What makes up a suspicious login?
To keep things simple it’s a class of alerts where an authentication is flagged based on context we have from the customer (for example customers tell us where they have employees). We also take into account things like whether it’s from a known suspicious region, or if it’s perhaps being accessed through a VPN.
It’s important to note that because our analysts are reviewing the alerts, our willingness to open the aperture of what makes a login suspicious is higher than if we were simply tossing alerts over the fence for our customers to review (which is the opposite of what Expel does).
Here’s an example where O365 recorded a failed login from a foreign country due to a conditional access policy:
Expel alert for suspicious login pre-optimization
Just like any other alert, this is a collection of observations that something may be amiss.
Does this tell us anything special? Nope.
Let’s see if we can answer some of the right questions based on the class of activity using only the evidence within the alert:
Key question | Able to answer just based on the alert? |
---|---|
1. Where has this user previously logged in from? | [font_awesome icon=times] |
2. What other accounts has this IP logged into? Were they successful? | [font_awesome icon=times] |
3. Is this user based out of Aruba? Did they forget to authenticate to the corporate VPN before logging into O365? | [font_awesome icon=times] |
Can we answer key questions by looking at the alert? We sure can’t.
And so unsurprisingly, a high percentage of alerts related to suspicious login activity were making their way to our investigation bucket.

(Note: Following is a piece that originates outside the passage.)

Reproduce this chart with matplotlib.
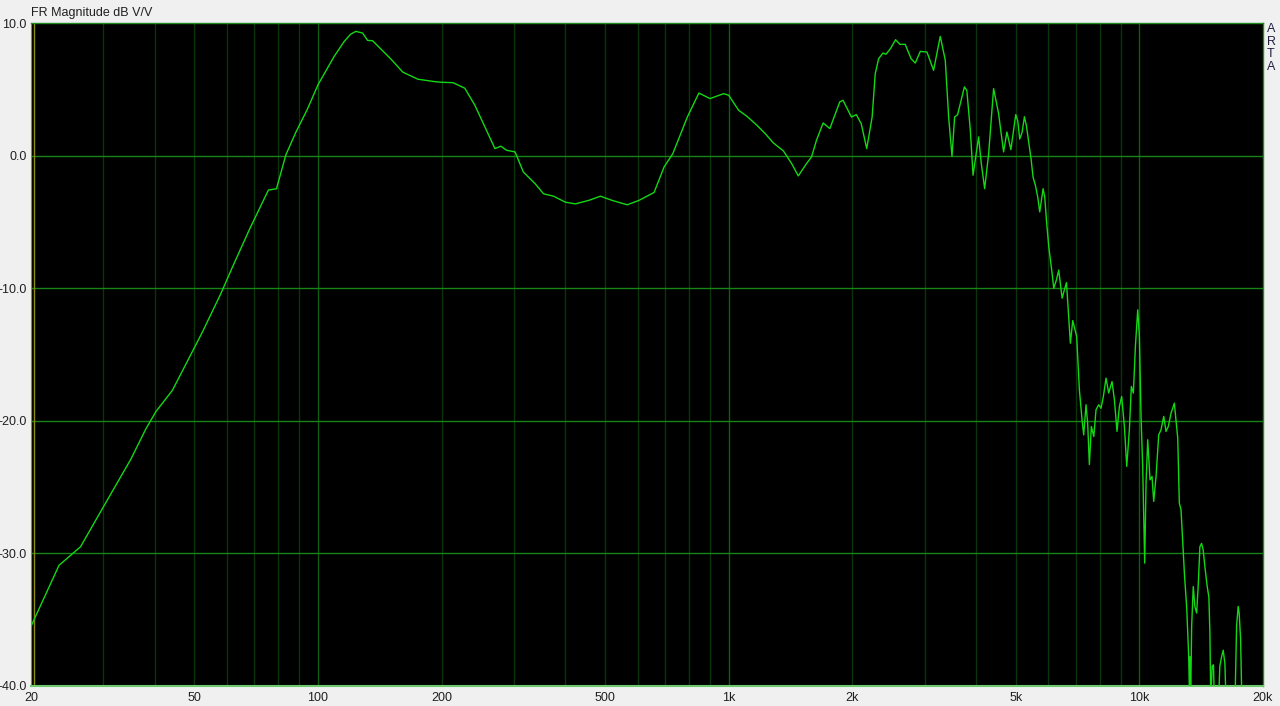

Further, when we examined our alert pathway metrics for suspicious login alerts they told us that about half the time our analysts would spend a ton of time querying SIEM logs and performing other steps to answer key questions. Below are the alert pathways of interest for Suspicious Logins alerts from May 2019:
Alert pathway | % of alerts following pathway (pre automation) |
---|---|
Alert-to-close | 61% |
Pursue as investigations | 39% |
As a next step we examined suspicious login investigations for patterns.
We wanted to answer this question: When we move a suspicious login alert to an investigation, what steps are we taking?
You can imagine that we were spending a ton of time querying logs in a SIEM to answer the same questions over and over again.
We noticed we were spending a ton of time answering the following:
- Where did the user log in from last?
- What’s the IP usage type for the source IP address?
- At what times does the user normally log in?
- Where has this user previously logged in from?
- What user-agent was previously observed for this user?
- What other accounts has this IP logged into? Were they successful?
- What’s the users role? Are they a member of any groups that could indicate they travel?
- Do they typically use a VPN? If so, which ones have we seen?
So, the conclusion we arrived at was that if these are the questions we need to answer to make sure we’re making the right decision, we’ll bring this info to the alert automatically.
As soon as the alert is generated, our robots (investigation orchestration) will pick it up, grab the data and present it as decision support. Our SOC analysts focus their efforts on making judgement calls and less time grepping through a SIEM.
Now when a suspicious login alert fires instead of only presenting the evidence from the alert we use automation to add lots of decision support:
Expel alert for suspicious login post-optimization
What work do we automate?
When a suspicious login alert fires, our robots go and grab:
- A user authentication histogram that shows at what times a user is normally observed logging in over the past 30 days.
- A user login activity map that shows the geolocation of previous successful logins, unsuccessful logins and the current login for the user in a weighted bubble map over the past 30 days.
- A summary of authentication attempts (success and failure) from the source IP address recorded in the alert.
- A login frequency summary for the user based on region. This shows how often the user is logging in from different IP addresses and the frequency of those logins
- A user agent summary. This shows the user-agents recorded for the user over the past 30 days.
- Our robots also grab user details from O365 or G-Suite and MFA device activity to arm our analyst with more context.
By asking the right questions and then handing the heavy lifting off to our robots, most suspicious login alerts can be triaged in a matter of minutes.
Here are the post automation alert pathway stats for May 2020.
Alert pathway | % of alerts following pathway (post automation) |
---|---|
Alert-to-close | 86% (+25%) |
Pursue as investigations | 14% (-25%) |
We’ve made a once painful class of alerts much easier to handle and that’s a great outcome for our SOC analysts and our customers.
Parting Encouragement
Ask the right questions; achieve the desired result. That’s why we created decision support. It makes it super easy to answer the right questions.
Remember, decision support is not sticky notes. It starts with a group of people sitting down and understanding what’s happening and where we need to adjust. It really helps to have good SOC metrics in place before you start down this path. Draw the big picture and start to zoom in on areas where you think the team might be struggling.